**DATA SUPPLIED**.

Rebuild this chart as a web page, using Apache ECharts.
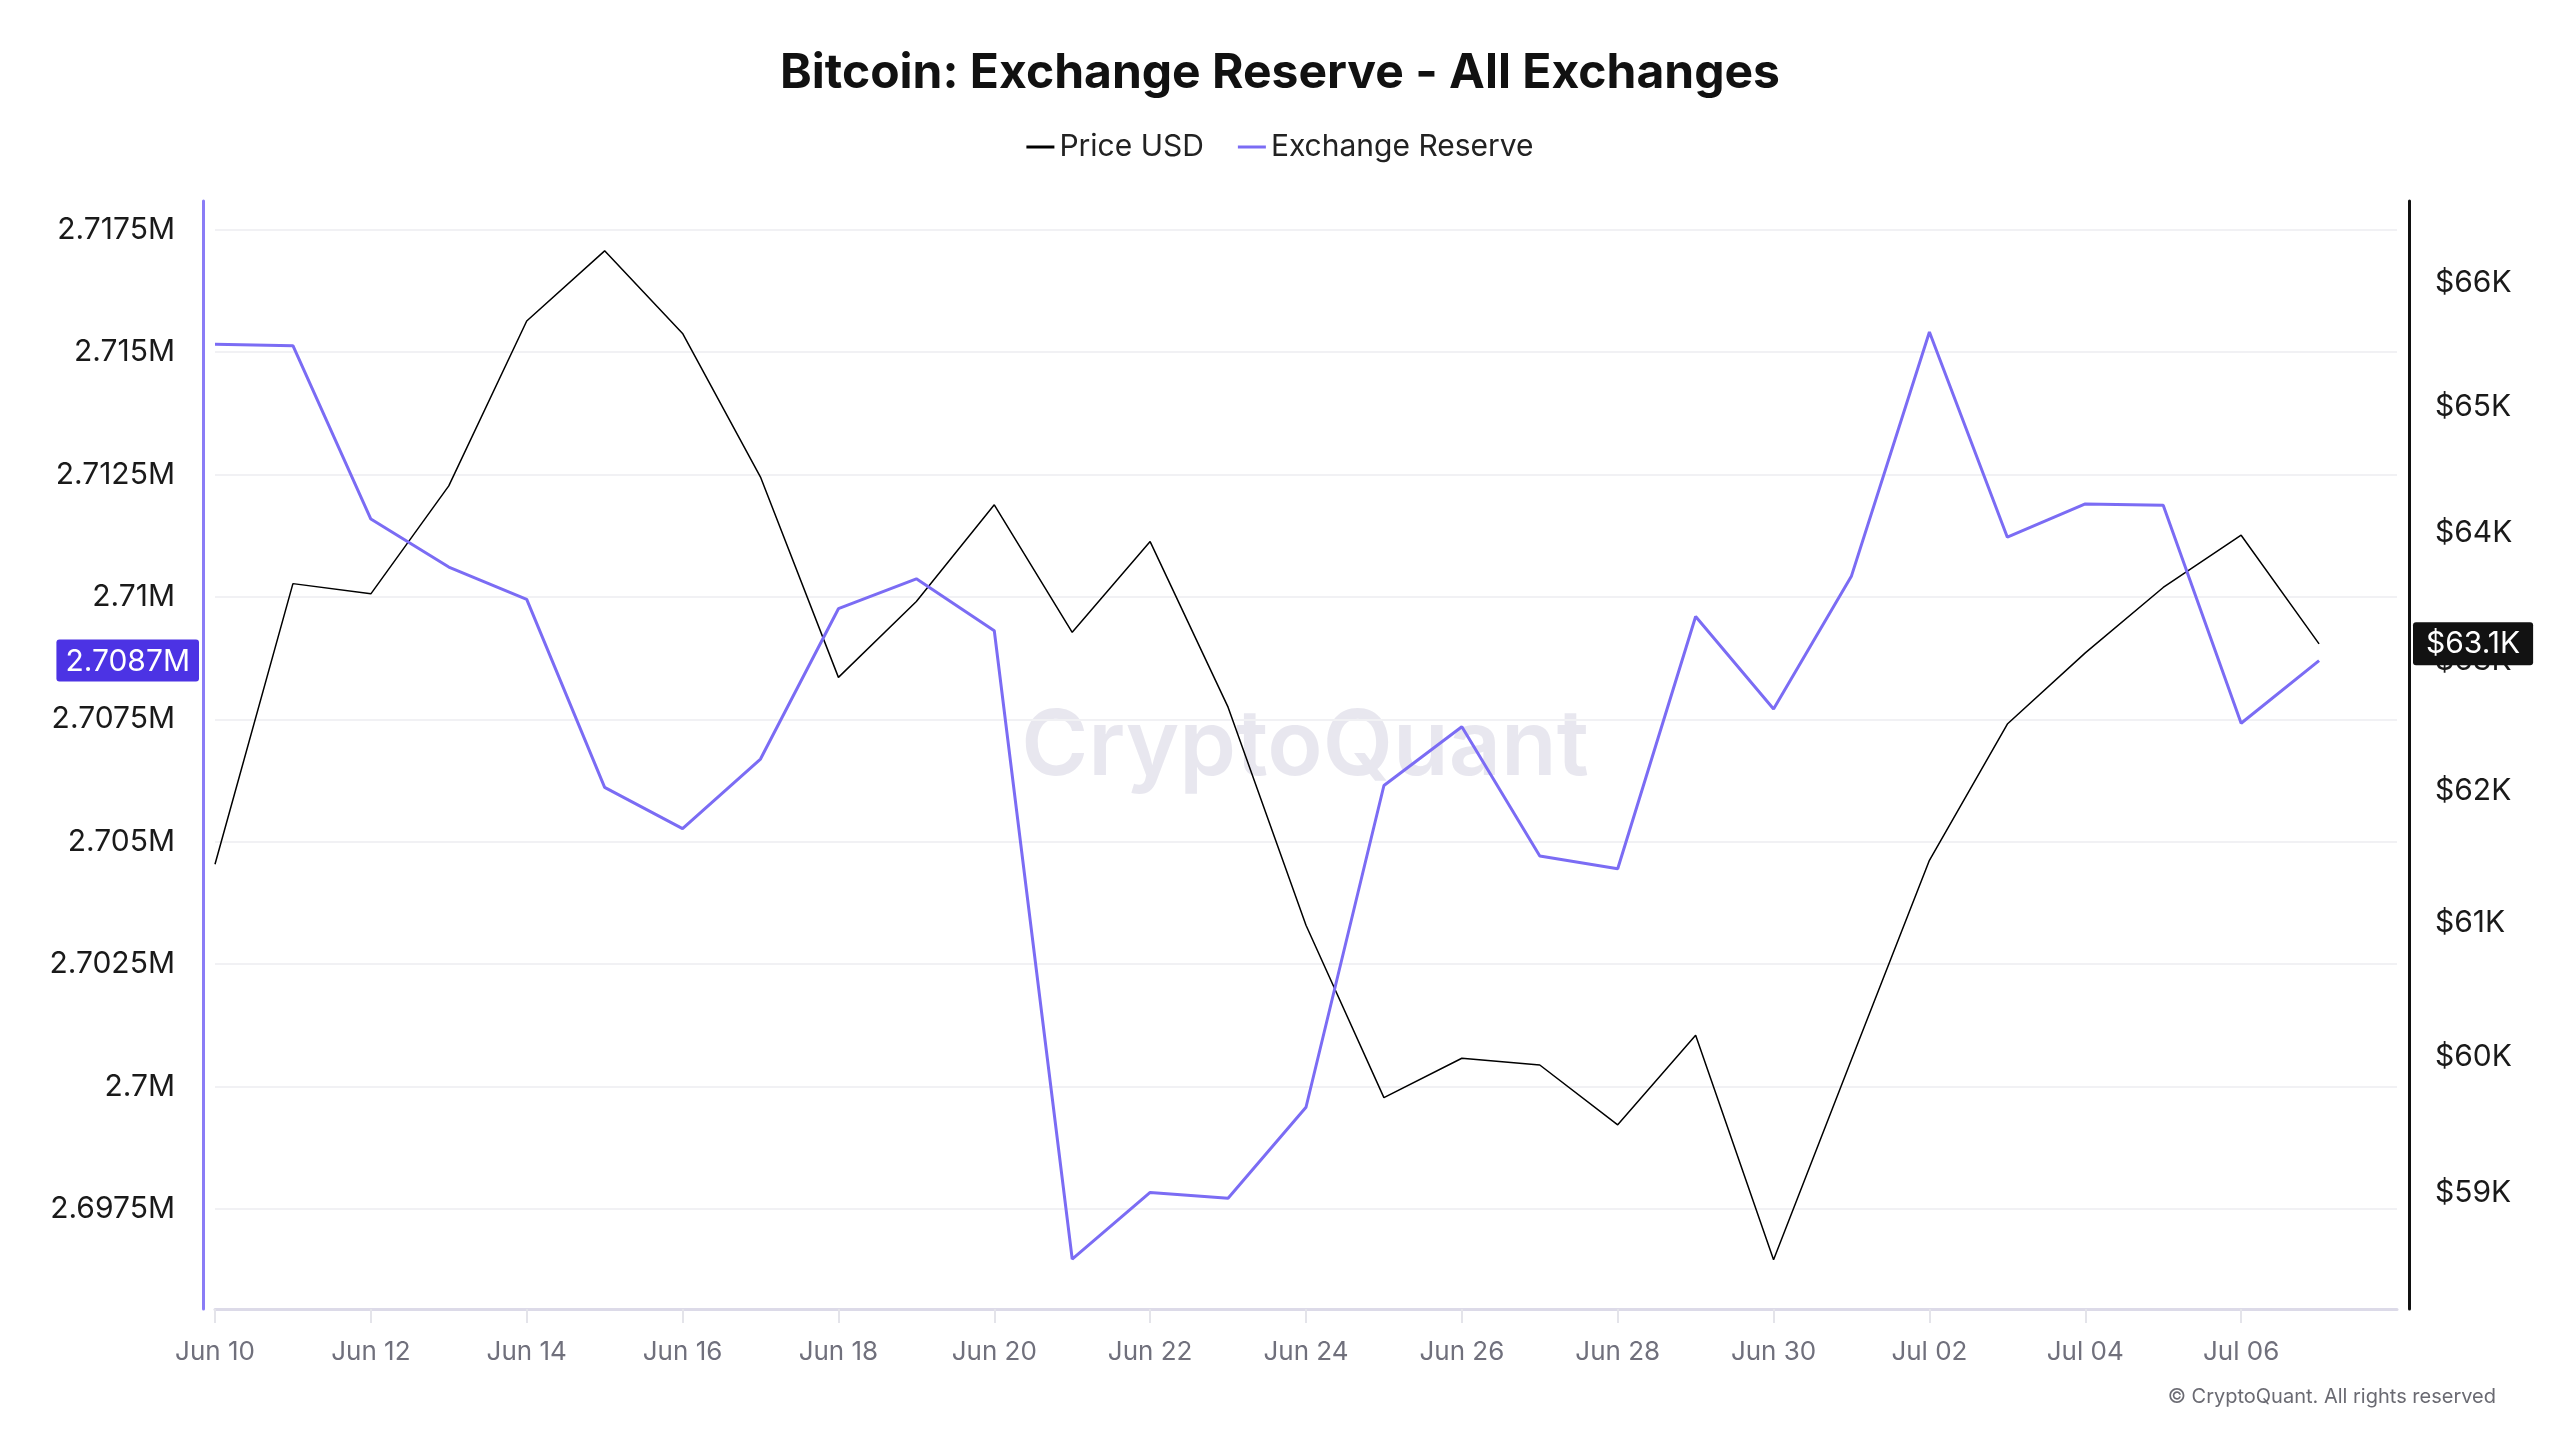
<!DOCTYPE html>
<html>
<head>
<meta charset="utf-8">
<title>Bitcoin: Exchange Reserve - All Exchanges</title>
<script src="https://cdn.jsdelivr.net/npm/echarts@6.0.0/dist/echarts.min.js"></script>
<style>
  html, body { margin: 0; padding: 0; background: #fff; }
  #chart { width: 2560px; height: 1440px; }
</style>
</head>
<body>
<div id="chart"></div>
<script>
  // one point per day, Jun 10 .. Jul 07 (axis runs one more day to Jul 08)
  const dates = [
    'Jun 10', 'Jun 11', 'Jun 12', 'Jun 13', 'Jun 14', 'Jun 15', 'Jun 16', 'Jun 17',
    'Jun 18', 'Jun 19', 'Jun 20', 'Jun 21', 'Jun 22', 'Jun 23', 'Jun 24', 'Jun 25',
    'Jun 26', 'Jun 27', 'Jun 28', 'Jun 29', 'Jun 30', 'Jul 01', 'Jul 02', 'Jul 03',
    'Jul 04', 'Jul 05', 'Jul 06', 'Jul 07', 'Jul 08'
  ];
  const priceUsd = [
    61440, 63600, 63520, 64370, 65690, 66260, 65590, 64440,
    62870, 63460, 64220, 63220, 63930, 62640, 60980, 59700,
    59990, 59940, 59500, 60160, 58520, 59980, 61470, 62510,
    63060, 63570, 63980, 63130
  ];
  const exchangeReserve = [
    2715160, 2715130, 2711590, 2710610, 2709950, 2706110, 2705270, 2706690,
    2709760, 2710370, 2709310, 2696480, 2697840, 2697720, 2699580, 2706150,
    2707350, 2704710, 2704450, 2709600, 2707710, 2710430, 2715410, 2711220,
    2711900, 2711870, 2707420, 2708700
  ];
  const reserveTicks = [2697500, 2700000, 2702500, 2705000, 2707500, 2710000, 2712500, 2715000, 2717500];
  const priceTicks = [59000, 60000, 61000, 62000, 63000, 64000, 65000, 66000];

  const FONT = 'Inter, "Noto Sans", sans-serif';
  const PURPLE = '#7b6cf4';

  function fmtReserve(v) {
    return +(v / 1e6).toFixed(4) + 'M';
  }
  function fmtPrice(v) {
    return '$' + +(v / 1000).toFixed(1) + 'K';
  }

  const chart = echarts.init(document.getElementById('chart'));

  const option = {
    backgroundColor: '#fff',
    animation: false,
    title: {
      text: 'Bitcoin: Exchange Reserve - All Exchanges',
      left: 'center',
      top: 50,
      padding: 0,
      textStyle: { fontFamily: FONT, fontSize: 48, fontWeight: 700, color: '#111' }
    },
    legend: {
      top: 127,
      left: 'center',
      itemGap: 34,
      itemWidth: 28,
      itemHeight: 3,
      icon: 'rect',
      textStyle: { fontFamily: FONT, fontSize: 30, color: '#222' },
      data: ['Price USD', 'Exchange Reserve']
    },
    grid: { left: 215, right: 163, top: 201, bottom: 131 },
    xAxis: {
      type: 'category',
      data: dates,
      boundaryGap: false,
      axisLine: { lineStyle: { color: '#dcdae8', width: 3 } },
      axisTick: {
        show: true,
        length: 14,
        interval: (i) => i % 2 === 0 && i < dates.length - 1,
        lineStyle: { color: '#e4e4ea', width: 2 }
      },
      axisLabel: {
        interval: (i) => i % 2 === 0 && i < dates.length - 1,
        margin: 30,
        fontFamily: FONT,
        fontSize: 26,
        color: '#70707c'
      },
      splitLine: { show: false }
    },
    yAxis: [
      {
        type: 'value',
        position: 'left',
        offset: 12,
        min: 2695460,
        max: 2718085,
        axisLine: { show: true, lineStyle: { color: '#8a7cf6', width: 3 } },
        axisTick: { show: false, customValues: reserveTicks },
        axisLabel: {
          customValues: reserveTicks,
          formatter: fmtReserve,
          margin: 28,
          fontFamily: FONT,
          fontSize: 30,
          color: '#1a1a1a'
        },
        splitLine: { show: true, lineStyle: { color: '#f1f1f4', width: 2 } },
        axisPointer: {
          show: true,
          status: 'show',
          value: exchangeReserve[exchangeReserve.length - 1],
          triggerTooltip: false,
          lineStyle: { opacity: 0 },
          label: {
            show: true,
            formatter: (p) => fmtReserve(p.value),
            backgroundColor: '#4c33e4',
            color: '#fff',
            fontFamily: FONT,
            fontSize: 30,
            padding: [7, 9, 5, 9],
            borderRadius: 3,
            margin: 4
          }
        }
      },
      {
        type: 'log',
        position: 'right',
        offset: 12,
        min: 58166,
        max: 66668,
        axisLine: { show: true, lineStyle: { color: '#111', width: 3 } },
        axisTick: { show: false, customValues: priceTicks },
        axisLabel: {
          customValues: priceTicks,
          formatter: fmtPrice,
          margin: 26,
          fontFamily: FONT,
          fontSize: 30,
          color: '#1a1a1a'
        },
        splitLine: { show: false },
        axisPointer: {
          show: true,
          status: 'show',
          value: priceUsd[priceUsd.length - 1],
          triggerTooltip: false,
          lineStyle: { opacity: 0 },
          label: {
            show: true,
            formatter: (p) => fmtPrice(p.value),
            backgroundColor: '#121212',
            color: '#fff',
            fontFamily: FONT,
            fontSize: 30,
            padding: [7, 13, 6, 13],
            borderRadius: 3,
            margin: 4
          }
        }
      }
    ],
    graphic: [
      {
        type: 'text',
        z: 0,
        style: {
          text: 'CryptoQuant',
          x: 1305,
          y: 748,
          textAlign: 'center',
          textVerticalAlign: 'middle',
          font: '600 91px Inter, sans-serif',
          fill: 'rgba(205, 201, 220, 0.45)'
        }
      },
      {
        type: 'text',
        z: 0,
        style: {
          text: '© CryptoQuant. All rights reserved',
          x: 2496,
          y: 1397,
          textAlign: 'right',
          textVerticalAlign: 'middle',
          font: '20px Inter, sans-serif',
          fill: '#6a6a72'
        }
      }
    ],
    series: [
      {
        name: 'Price USD',
        type: 'line',
        yAxisIndex: 1,
        data: priceUsd,
        showSymbol: false,
        color: '#000',
        lineStyle: { width: 1.5, color: '#000' },
        z: 3
      },
      {
        name: 'Exchange Reserve',
        type: 'line',
        yAxisIndex: 0,
        data: exchangeReserve,
        showSymbol: false,
        color: PURPLE,
        lineStyle: { width: 3, color: PURPLE },
        z: 4
      }
    ]
  };

  chart.setOption(option);
</script>
</body>
</html>
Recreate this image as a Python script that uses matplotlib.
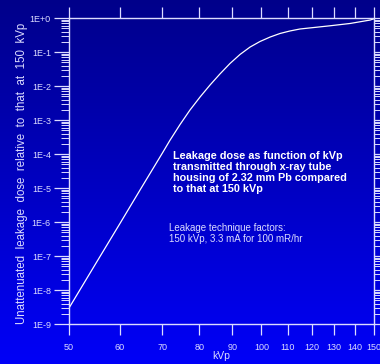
import numpy as np
import matplotlib
matplotlib.use("Agg")
import matplotlib.pyplot as plt
from matplotlib.colors import LinearSegmentedColormap
from matplotlib.ticker import FixedLocator, LogLocator, NullFormatter

# leakage curve
kvp = [50, 55, 60, 65, 70, 71.9, 74.6, 77.3, 80.2, 83.1, 86.1, 89.3, 92.6,
       96.0, 99.5, 103.2, 106.9, 110.8, 114.9, 127.9, 137.6, 147.9, 150]
dose = [2.95e-9, 5.8e-8, 8.7e-7, 1.07e-5, 1.07e-4, 2.5e-4, 7.4e-4, 1.96e-3,
        4.8e-3, 0.0107, 0.0225, 0.046, 0.085, 0.140, 0.204, 0.276, 0.35,
        0.415, 0.475, 0.589, 0.69, 0.87, 0.95]

x_ticks = [50, 60, 70, 80, 90, 100, 110, 120, 130, 140, 150]
y_ticks = [1e-9, 1e-8, 1e-7, 1e-6, 1e-5, 1e-4, 1e-3, 1e-2, 1e-1, 1e0]
y_labels = ["1E-9", "1E-8", "1E-7", "1E-6", "1E-5", "1E-4", "1E-3", "1E-2", "1E-1", "1E+0"]

plt.rcParams["font.family"] = ["Liberation Sans", "DejaVu Sans"]
fg = "#dcdcff"

fig = plt.figure(figsize=(3.8, 3.64), dpi=100)

# gradient background
bg = fig.add_axes([0, 0, 1, 1], zorder=0)
cmap = LinearSegmentedColormap.from_list("bg", ["#00008a", "#0000f8"])
bg.imshow(np.linspace(0, 1, 256).reshape(-1, 1), aspect="auto", cmap=cmap,
          extent=[0, 1, 0, 1])
bg.axis("off")

ax = fig.add_axes([69 / 380, 40 / 364, 305 / 380, 306 / 364], zorder=1)
ax.patch.set_alpha(0)
ax.plot(kvp, dose, color="white", lw=0.9)

ax.set_xscale("log")
ax.set_yscale("log")
ax.set_xlim(50, 150)
ax.set_ylim(1e-9, 1)

ax.xaxis.set_major_locator(FixedLocator(x_ticks))
ax.xaxis.set_minor_locator(FixedLocator([]))
ax.set_xticklabels([str(t) for t in x_ticks])
ax.xaxis.set_minor_formatter(NullFormatter())
ax.yaxis.set_major_locator(FixedLocator(y_ticks))
ax.set_yticklabels(y_labels)
ax.yaxis.set_minor_locator(LogLocator(base=10, subs=np.arange(2, 10), numticks=20))
ax.yaxis.set_minor_formatter(NullFormatter())

ax.tick_params(axis="both", which="major", direction="out", color=fg,
               labelcolor=fg, labelsize=6.5, width=0.9)
ax.tick_params(axis="x", which="major", length=8, top=True, pad=6)
ax.tick_params(axis="y", which="major", length=11, right=True, pad=2)
ax.tick_params(axis="y", which="minor", direction="out", length=6, right=True,
               color=fg, width=0.7)

for s in ax.spines.values():
    s.set_color(fg)
    s.set_linewidth(1)

ax.set_xlabel("kVp", color=fg, fontsize=7.5, labelpad=-1)
fig.text(22 / 380, 1 - 173 / 364,
         "Unattenuated  leakage  dose  relative  to  that  at  150  kVp",
         rotation=90, color=fg, fontsize=8.3, ha="center", va="center")

ax.text(0.342, 0.565,
        "Leakage dose as function of kVp\ntransmitted through x-ray tube\n"
        "housing of 2.32 mm Pb compared\nto that at 150 kVp",
        transform=ax.transAxes, color="white", fontsize=7.8, fontweight="bold",
        va="top", ha="left", linespacing=1.1)
ax.text(0.328, 0.33,
        "Leakage technique factors:\n150 kVp, 3.3 mA for 100 mR/hr",
        transform=ax.transAxes, color=fg, fontsize=7, va="top", ha="left",
        linespacing=1.1)

fig.savefig("out.png", dpi=100)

**WHAT IS REQUIRED**. Locate each line containing the string "that" and show it.

**CORRECT RESPONSE**.
Recreate this image as a Python script that uses matplotlib.
         "Unattenuated  leakage  dose  relative  to  that  at  150  kVp",
        "housing of 2.32 mm Pb compared\nto that at 150 kVp",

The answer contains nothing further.